What Is — And Is Not — Claimed

What is claimed

  • A formal living-frame signature life built on the closure operator of Paper I
  • Eighteen derived structural concepts, each with its own formal definition and structural-properties proof
  • A three-family organisation of the eighteen concepts (frame-internal, agency-level, relational)
  • The CAD-D1–D5-v1 diagnostic framework with explicit false-positive disclosure
  • The mechanics-vs-content separation as the paper's load-bearing epistemic move

What is not claimed

  • A universal content of meaning — the paper presents mechanics, not content
  • That qualia, suffering, or identity reduce to numerical values
  • That the eighteen derived concepts are the complete list — future work may add more
  • That empirical proxies in the supporting notes directly measure the formal operators — they are explicit proxies
  • Consciousness content — reserved for the conditional construction in Paper III
  • Peer-reviewed status — pre-peer-review (v1.0.0-rc1)

Reproducibility

Verification

Validation scripts at papers/II-life-as-closure/repro/ check the signature definitions, the eighteen derived concepts, and the CAD diagnostic framework at seed 42. Empirical proxies are documented in the supporting notes (A–F); real-data analyses require external dataset downloads documented in repro/shared/data_access.md.

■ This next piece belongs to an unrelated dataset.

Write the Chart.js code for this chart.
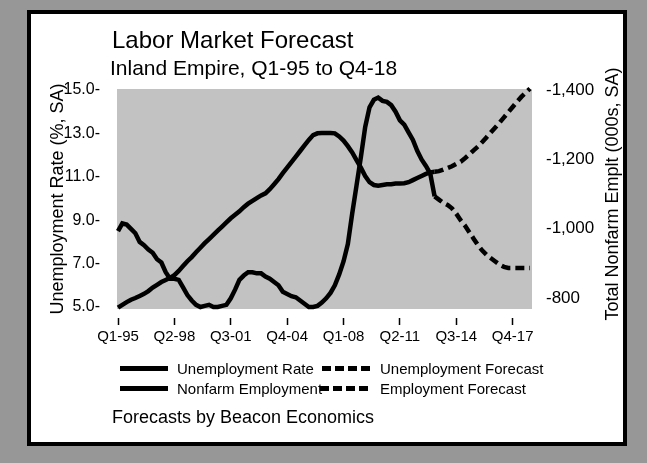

How Paper II feeds Paper III. Paper III's conditional point-of-view construction needs some notion of living frame on which to construct the bridge from processing to phenomenal point-of-view. Paper II supplies that notion at structural-correspondence grade: a living frame is a closure-stable substrate carrying the ℐlife signature. Paper III does not re-derive the living-frame mechanics; it cites Paper II and asks the conditional question on top.

One signature, eighteen concepts, three families. A formal mechanics of meaning-generation, with the mechanics-vs-content split named and held.